## Preprocessing (1)

In [1]:
import pandas as pd
import sqlite3
import re
from datetime import datetime

pd.set_option('display.max_colwidth', None)  

---

In [6]:
def calculate_runtime(start, stop):
    """
    Calculates running time of every process.

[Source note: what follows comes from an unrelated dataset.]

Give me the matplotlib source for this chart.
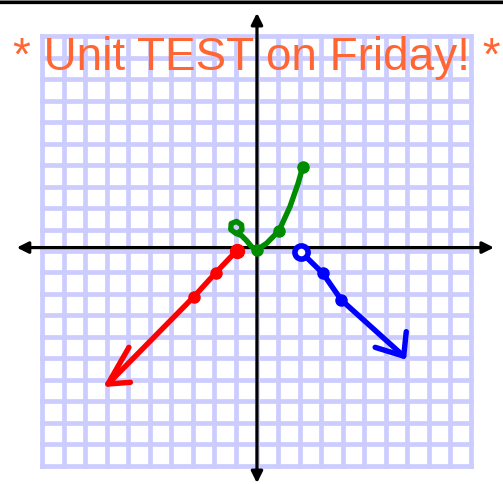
import numpy as np
import matplotlib.pyplot as plt

plt.rcParams['font.family'] = ['Liberation Sans', 'DejaVu Sans']

# hand-traced sketch, in grid units
green_x = [-0.85, -0.70, -0.72, -0.95, -1.20, -1.22, -0.98, -0.72, -0.48, -0.25, 0.00, 0.45, 1.03, 1.54, 1.92, 2.13]
green_y = [0.88, 0.98, 1.22, 1.38, 1.28, 1.00, 0.82, 0.72, 0.48, 0.20, 0.05, 0.36, 0.95, 2.07, 3.16, 3.90]
green_dots_x = [0.00, 1.03, 2.13]
green_dots_y = [0.05, 0.95, 3.90]

red_x = [-0.95, -1.92, -2.94, -6.95]
red_y = [0.01, -1.01, -2.13, -6.20]
red_head_x = [-5.97, -6.95, -5.90]
red_head_y = [-4.49, -6.20, -6.12]

blue_x = [2.04, 3.07, 3.93, 6.84]
blue_y = [-0.03, -1.04, -2.28, -4.90]
blue_head_x = [5.51, 6.84, 6.96]
blue_head_y = [-4.49, -4.90, -3.76]

title = "* Unit TEST on Friday! *"

fig = plt.figure(figsize=(5.03, 4.84), dpi=100)
ax = fig.add_axes([0, 0, 1, 1])
ax.set_xlim(-11.98, 11.47)
ax.set_ylim(-10.86, 11.70)
ax.axis('off')

# graph paper
for k in range(-10, 11):
    ax.plot([k, k], [-10, 10], color='#ccccff', lw=3.4, zorder=1, solid_capstyle='projecting')
    ax.plot([-10, 10], [k, k], color='#ccccff', lw=3.4, zorder=1, solid_capstyle='projecting')

# top border line
ax.plot([-11.98, 11.47], [11.6, 11.6], color='black', lw=2.2, zorder=2, clip_on=False)
ax.plot([-11.98, 11.47], [11.6, 11.6], color='#888888', lw=3.2, zorder=1.9, clip_on=False)

ax.text(-0.02, 8.42, title, color='#ff6633', fontsize=33, ha='center', va='baseline', zorder=2)

# axes with arrows
arr = dict(arrowstyle='<|-|>', lw=2.3, color='black', mutation_scale=17, shrinkA=0, shrinkB=0)
ax.annotate('', xy=(-11.2, 0.16), xytext=(11.05, 0.16), arrowprops=arr, zorder=3)
ax.annotate('', xy=(0, 11.1), xytext=(0, -10.82), arrowprops=arr, zorder=3)

lw = 3.9
ax.plot(green_x, green_y, color='#008c00', lw=lw, zorder=4, solid_capstyle='round', solid_joinstyle='round')
ax.plot(green_dots_x, green_dots_y, 'o', color='#008c00', ms=8, zorder=4)

ax.plot(red_x, red_y, color='red', lw=lw, zorder=4, solid_capstyle='round')
ax.plot(red_head_x, red_head_y, color='red', lw=lw, zorder=4, solid_capstyle='round', solid_joinstyle='round')
ax.plot(red_x[:3], red_y[:3], 'o', color='red', ms=8, zorder=4)
ax.plot(red_x[:1], red_y[:1], 'o', color='red', ms=10, zorder=4)

ax.plot(blue_x, blue_y, color='blue', lw=lw, zorder=4, solid_capstyle='round')
ax.plot(blue_head_x, blue_head_y, color='blue', lw=lw, zorder=4, solid_capstyle='round', solid_joinstyle='round')
ax.plot(blue_x[1:3], blue_y[1:3], 'o', color='blue', ms=8, zorder=4)
ax.plot(blue_x[:1], blue_y[:1], 'o', mfc='white', mec='blue', mew=4, ms=9.5, zorder=5)

fig.savefig('out.png', dpi=100)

This cell is repeated in every notebook. 
    :param start: start time
    :param stop: stop time
    :return: output corresponding to running time for process 
    """
    
    runtime = stop - start
    
    days, seconds = runtime.days, runtime.seconds
    
    hours = days * 24 + seconds // 3600
    minutes = (seconds % 3600) // 60
    seconds = (seconds % 60)
    
    return 'Runtime preprocessing {} records was: {} h, {} m {} s'.format(records, hours, minutes, seconds)

---

In [3]:
start = datetime.now()

---

In [2]:
conn_tweets = sqlite3.connect('tweets_airlines.db')

---

### Cleaning tables by sorting on created columns

In [4]:
query_tweets = 'SELECT * FROM TWEETS'
df_tweets = pd.read_sql_query(query_tweets, conn_tweets)

In [5]:
df_tweets = df_tweets.sort_values(by='created_at')

In [6]:
query_users = 'SELECT * FROM USERS'
df_users = pd.read_sql_query(query_users, conn_tweets)

In [7]:
df_users = df_users.sort_values(by='tweet_created_at')

---

In [8]:
records = df_tweets.shape[0]

---

### Removing duplicates

In [9]:
df_tweets = df_tweets.drop_duplicates(subset=['tweet_id'])
df_users = df_users.drop_duplicates(subset=['tweet_id'])

---

### Cleaning text

In [10]:
def clean_text(text, mentioned_users): 
    """
    Tokenizes all text columns and only keeps part of the text that are useful. 
    :param text: string with text of the tweet
    :param mentioned_users: users mentioned in the tweet 
    :return: string of tokenized text 
    """
    split = text.split()
    
    # Remove mentioned users at start of tweet

    if split[0] == 'RT':
        clean = [re.sub('@\w+:', '', i) for i in split]
        
        m = (mentioned_users.count(","))
        
        clean[:m+1] = [re.sub('@\w+', '', i) for i in clean[:m+1]]
    
    elif split[0].startswith('@'):
        m = (mentioned_users.count(",")) + 1
        
        clean = split
        
        clean[:m] = [re.sub('@\w+', '', i) for i in clean[:m]]
        
    # Do not remove mentioned users when they don't appear at the start or after RT 
    
    else: 
        clean = split
        
    # Remove all links 
        
    tokenized_tweet = [re.sub('https:\S+', '', i) for i in clean]
    
    return ' '.join(tokenized_tweet)

In [11]:
df_tweets['tokenized_text'] = df_tweets.apply(lambda text: clean_text(text.full_text, text.mentioned_users), axis=1)

---

In [12]:
df_users.to_sql('USERS', conn_tweets, if_exists="replace", index=False)

In [13]:
df_tweets.to_sql('TWEETS', conn_tweets, if_exists="replace", index=False)

---

In [14]:
conn_tweets.close()

---

In [15]:
stop = datetime.now()

In [17]:
calculate_runtime(start, stop)

'Runtime of Cleaning process for 753283 records was: 0 h, 1 m 4 s'